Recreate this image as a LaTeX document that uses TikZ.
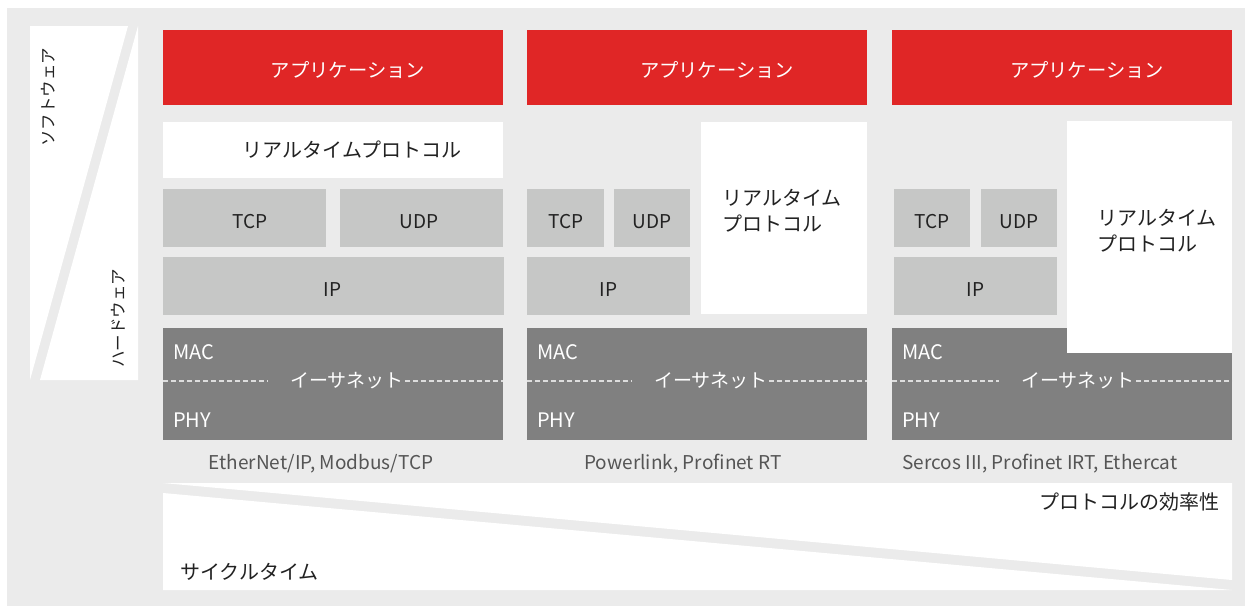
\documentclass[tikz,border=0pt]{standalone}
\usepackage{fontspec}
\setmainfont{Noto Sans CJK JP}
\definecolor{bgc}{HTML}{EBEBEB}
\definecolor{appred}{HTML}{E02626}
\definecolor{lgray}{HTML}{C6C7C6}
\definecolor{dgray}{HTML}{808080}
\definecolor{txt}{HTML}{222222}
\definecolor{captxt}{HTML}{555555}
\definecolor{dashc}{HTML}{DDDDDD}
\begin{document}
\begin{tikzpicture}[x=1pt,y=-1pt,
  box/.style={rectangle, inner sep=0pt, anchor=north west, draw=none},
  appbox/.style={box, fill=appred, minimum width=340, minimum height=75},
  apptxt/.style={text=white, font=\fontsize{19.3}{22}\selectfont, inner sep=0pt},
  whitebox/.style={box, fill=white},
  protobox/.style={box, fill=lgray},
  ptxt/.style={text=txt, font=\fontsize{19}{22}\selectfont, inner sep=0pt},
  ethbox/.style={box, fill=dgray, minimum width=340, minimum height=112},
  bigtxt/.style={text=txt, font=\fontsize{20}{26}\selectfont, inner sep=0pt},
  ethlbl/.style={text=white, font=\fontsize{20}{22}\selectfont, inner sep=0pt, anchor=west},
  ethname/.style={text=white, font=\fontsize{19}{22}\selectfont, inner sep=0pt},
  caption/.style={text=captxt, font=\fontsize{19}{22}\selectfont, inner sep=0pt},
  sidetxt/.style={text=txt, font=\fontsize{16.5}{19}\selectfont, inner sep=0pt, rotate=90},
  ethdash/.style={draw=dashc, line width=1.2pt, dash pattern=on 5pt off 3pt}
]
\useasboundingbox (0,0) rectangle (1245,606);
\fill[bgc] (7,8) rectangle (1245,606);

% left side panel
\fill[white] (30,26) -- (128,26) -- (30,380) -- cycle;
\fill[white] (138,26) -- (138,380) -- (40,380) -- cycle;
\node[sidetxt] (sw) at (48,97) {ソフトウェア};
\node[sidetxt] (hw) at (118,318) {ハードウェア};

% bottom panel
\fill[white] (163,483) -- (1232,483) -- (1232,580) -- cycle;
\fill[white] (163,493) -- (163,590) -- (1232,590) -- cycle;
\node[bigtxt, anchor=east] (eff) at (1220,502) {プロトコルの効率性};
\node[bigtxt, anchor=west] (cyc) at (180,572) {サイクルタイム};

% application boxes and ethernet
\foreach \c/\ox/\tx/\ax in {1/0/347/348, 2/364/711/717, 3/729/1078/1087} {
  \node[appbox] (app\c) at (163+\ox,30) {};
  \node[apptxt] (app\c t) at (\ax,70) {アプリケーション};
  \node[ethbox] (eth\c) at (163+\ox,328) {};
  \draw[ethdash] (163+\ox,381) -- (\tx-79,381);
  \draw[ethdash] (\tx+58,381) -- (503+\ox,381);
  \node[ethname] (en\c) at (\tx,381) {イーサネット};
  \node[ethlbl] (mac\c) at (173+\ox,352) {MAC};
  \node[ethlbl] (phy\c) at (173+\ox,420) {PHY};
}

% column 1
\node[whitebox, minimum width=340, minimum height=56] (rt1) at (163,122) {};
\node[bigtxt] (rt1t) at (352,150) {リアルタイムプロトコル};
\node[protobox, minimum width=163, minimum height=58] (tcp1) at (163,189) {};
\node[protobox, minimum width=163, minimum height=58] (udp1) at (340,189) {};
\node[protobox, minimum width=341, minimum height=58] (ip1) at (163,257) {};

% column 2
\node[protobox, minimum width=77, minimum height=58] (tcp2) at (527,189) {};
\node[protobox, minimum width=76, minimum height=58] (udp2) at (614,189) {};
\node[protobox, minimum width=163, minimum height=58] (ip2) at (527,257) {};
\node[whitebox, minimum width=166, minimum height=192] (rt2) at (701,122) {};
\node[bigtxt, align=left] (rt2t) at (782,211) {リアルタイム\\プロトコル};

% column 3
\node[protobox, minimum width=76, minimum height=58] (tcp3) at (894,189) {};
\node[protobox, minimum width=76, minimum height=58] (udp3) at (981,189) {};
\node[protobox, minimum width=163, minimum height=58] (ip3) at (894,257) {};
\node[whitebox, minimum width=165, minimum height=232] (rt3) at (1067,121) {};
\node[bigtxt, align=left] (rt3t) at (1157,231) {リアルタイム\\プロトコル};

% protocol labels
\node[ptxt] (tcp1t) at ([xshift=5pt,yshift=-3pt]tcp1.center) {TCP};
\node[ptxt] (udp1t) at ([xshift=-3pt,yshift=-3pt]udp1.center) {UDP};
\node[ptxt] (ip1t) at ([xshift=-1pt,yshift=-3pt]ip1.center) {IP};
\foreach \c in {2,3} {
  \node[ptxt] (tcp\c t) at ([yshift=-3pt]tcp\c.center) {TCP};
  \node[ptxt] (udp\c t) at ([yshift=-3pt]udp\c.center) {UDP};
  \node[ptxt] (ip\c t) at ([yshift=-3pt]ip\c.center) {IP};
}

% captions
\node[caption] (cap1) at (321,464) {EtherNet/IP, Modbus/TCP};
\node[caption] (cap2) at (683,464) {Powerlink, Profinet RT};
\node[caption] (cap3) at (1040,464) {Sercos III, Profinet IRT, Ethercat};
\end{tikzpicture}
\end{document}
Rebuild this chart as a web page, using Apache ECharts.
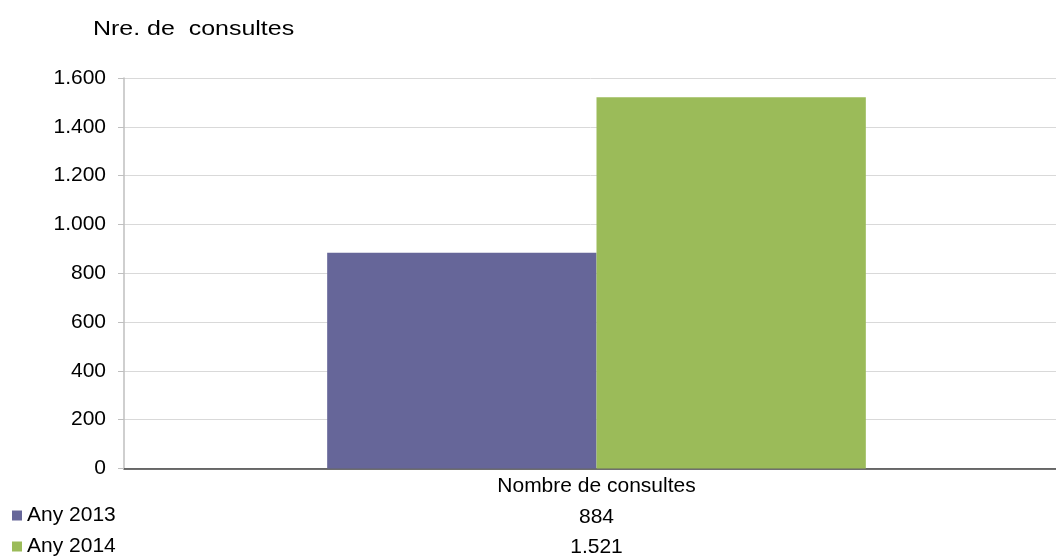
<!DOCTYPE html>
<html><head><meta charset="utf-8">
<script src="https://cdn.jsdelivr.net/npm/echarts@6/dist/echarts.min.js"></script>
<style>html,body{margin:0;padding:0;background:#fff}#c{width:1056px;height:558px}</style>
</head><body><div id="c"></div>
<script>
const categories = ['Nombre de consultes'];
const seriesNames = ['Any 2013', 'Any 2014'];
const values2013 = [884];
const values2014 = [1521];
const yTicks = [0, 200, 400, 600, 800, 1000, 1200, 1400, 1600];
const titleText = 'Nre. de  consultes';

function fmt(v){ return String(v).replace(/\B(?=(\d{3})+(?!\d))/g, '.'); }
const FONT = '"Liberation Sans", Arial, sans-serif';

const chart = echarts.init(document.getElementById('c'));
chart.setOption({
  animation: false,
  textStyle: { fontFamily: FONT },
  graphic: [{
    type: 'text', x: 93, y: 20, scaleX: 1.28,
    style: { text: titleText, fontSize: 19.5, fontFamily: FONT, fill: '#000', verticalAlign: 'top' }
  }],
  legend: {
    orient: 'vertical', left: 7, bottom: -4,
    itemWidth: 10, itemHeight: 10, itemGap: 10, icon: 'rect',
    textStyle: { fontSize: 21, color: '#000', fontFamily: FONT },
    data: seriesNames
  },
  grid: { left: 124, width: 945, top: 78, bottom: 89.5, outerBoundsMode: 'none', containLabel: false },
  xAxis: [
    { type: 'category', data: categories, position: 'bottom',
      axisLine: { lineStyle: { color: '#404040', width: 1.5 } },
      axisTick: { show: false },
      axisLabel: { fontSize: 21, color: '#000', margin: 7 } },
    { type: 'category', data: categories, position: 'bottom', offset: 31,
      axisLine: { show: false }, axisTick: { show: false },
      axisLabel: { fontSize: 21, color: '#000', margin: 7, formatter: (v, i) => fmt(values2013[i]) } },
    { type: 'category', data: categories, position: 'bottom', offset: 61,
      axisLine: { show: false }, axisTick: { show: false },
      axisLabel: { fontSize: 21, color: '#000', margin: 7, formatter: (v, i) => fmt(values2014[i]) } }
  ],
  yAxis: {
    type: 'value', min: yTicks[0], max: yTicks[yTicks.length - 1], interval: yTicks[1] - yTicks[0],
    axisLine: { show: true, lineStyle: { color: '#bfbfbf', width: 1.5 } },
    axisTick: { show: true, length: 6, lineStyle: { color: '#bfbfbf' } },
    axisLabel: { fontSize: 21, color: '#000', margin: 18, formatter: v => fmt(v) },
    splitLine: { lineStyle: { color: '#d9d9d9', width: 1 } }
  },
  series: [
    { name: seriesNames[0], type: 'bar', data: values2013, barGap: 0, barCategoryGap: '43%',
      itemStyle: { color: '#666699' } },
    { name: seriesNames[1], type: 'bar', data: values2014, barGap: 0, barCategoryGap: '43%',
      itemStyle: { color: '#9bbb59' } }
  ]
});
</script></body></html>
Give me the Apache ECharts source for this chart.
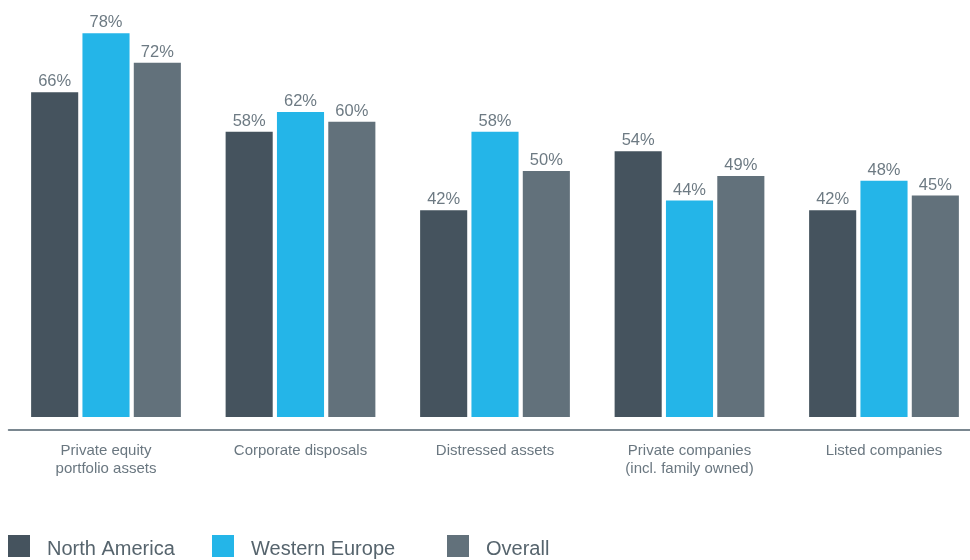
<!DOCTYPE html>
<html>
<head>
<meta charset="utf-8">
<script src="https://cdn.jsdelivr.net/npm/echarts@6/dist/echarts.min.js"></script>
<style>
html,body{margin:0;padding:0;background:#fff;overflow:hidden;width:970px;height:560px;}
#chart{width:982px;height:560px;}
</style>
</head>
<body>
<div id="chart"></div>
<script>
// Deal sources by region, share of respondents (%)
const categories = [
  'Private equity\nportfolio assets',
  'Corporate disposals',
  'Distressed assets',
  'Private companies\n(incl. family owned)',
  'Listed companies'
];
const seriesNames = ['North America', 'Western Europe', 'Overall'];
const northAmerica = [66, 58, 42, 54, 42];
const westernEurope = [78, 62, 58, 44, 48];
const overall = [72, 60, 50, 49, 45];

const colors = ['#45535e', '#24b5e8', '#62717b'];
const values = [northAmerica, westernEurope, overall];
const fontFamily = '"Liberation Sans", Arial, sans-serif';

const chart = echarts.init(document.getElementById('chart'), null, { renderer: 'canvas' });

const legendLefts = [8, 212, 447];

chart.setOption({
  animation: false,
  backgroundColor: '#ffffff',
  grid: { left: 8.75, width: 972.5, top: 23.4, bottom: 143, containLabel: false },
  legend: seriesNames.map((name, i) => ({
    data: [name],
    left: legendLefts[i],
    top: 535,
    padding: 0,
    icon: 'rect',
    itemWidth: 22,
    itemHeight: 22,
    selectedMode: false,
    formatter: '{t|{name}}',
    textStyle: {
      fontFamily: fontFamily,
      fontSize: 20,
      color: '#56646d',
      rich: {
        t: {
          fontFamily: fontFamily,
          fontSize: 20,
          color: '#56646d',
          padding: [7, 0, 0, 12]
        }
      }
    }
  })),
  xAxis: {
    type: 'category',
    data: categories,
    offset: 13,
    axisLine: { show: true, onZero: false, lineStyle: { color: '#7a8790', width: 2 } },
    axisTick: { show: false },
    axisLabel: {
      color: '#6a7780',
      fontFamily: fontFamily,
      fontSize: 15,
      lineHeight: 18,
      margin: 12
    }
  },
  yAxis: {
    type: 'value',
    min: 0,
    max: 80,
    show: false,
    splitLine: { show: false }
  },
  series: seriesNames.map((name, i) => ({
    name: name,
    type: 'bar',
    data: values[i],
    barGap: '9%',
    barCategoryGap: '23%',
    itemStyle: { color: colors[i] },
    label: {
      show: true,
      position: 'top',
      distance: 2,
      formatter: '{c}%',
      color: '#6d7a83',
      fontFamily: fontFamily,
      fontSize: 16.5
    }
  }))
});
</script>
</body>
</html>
+-------+
(Your goal):
From the first line of the material down to the line containing "anchor=west] (cyc) at", inclusive, return each line exactly, skipping any picture.

(Result of the exercise):
Recreate this image as a LaTeX document that uses TikZ.
\documentclass[tikz,border=0pt]{standalone}
\usepackage{fontspec}
\setmainfont{Noto Sans CJK JP}
\definecolor{bgc}{HTML}{EBEBEB}
\definecolor{appred}{HTML}{E02626}
\definecolor{lgray}{HTML}{C6C7C6}
\definecolor{dgray}{HTML}{808080}
\definecolor{txt}{HTML}{222222}
\definecolor{captxt}{HTML}{555555}
\definecolor{dashc}{HTML}{DDDDDD}
\begin{document}
\begin{tikzpicture}[x=1pt,y=-1pt,
  box/.style={rectangle, inner sep=0pt, anchor=north west, draw=none},
  appbox/.style={box, fill=appred, minimum width=340, minimum height=75},
  apptxt/.style={text=white, font=\fontsize{19.3}{22}\selectfont, inner sep=0pt},
  whitebox/.style={box, fill=white},
  protobox/.style={box, fill=lgray},
  ptxt/.style={text=txt, font=\fontsize{19}{22}\selectfont, inner sep=0pt},
  ethbox/.style={box, fill=dgray, minimum width=340, minimum height=112},
  bigtxt/.style={text=txt, font=\fontsize{20}{26}\selectfont, inner sep=0pt},
  ethlbl/.style={text=white, font=\fontsize{20}{22}\selectfont, inner sep=0pt, anchor=west},
  ethname/.style={text=white, font=\fontsize{19}{22}\selectfont, inner sep=0pt},
  caption/.style={text=captxt, font=\fontsize{19}{22}\selectfont, inner sep=0pt},
  sidetxt/.style={text=txt, font=\fontsize{16.5}{19}\selectfont, inner sep=0pt, rotate=90},
  ethdash/.style={draw=dashc, line width=1.2pt, dash pattern=on 5pt off 3pt}
]
\useasboundingbox (0,0) rectangle (1245,606);
\fill[bgc] (7,8) rectangle (1245,606);

% left side panel
\fill[white] (30,26) -- (128,26) -- (30,380) -- cycle;
\fill[white] (138,26) -- (138,380) -- (40,380) -- cycle;
\node[sidetxt] (sw) at (48,97) {ソフトウェア};
\node[sidetxt] (hw) at (118,318) {ハードウェア};

% bottom panel
\fill[white] (163,483) -- (1232,483) -- (1232,580) -- cycle;
\fill[white] (163,493) -- (163,590) -- (1232,590) -- cycle;
\node[bigtxt, anchor=east] (eff) at (1220,502) {プロトコルの効率性};
\node[bigtxt, anchor=west] (cyc) at (180,572) {サイクルタイム};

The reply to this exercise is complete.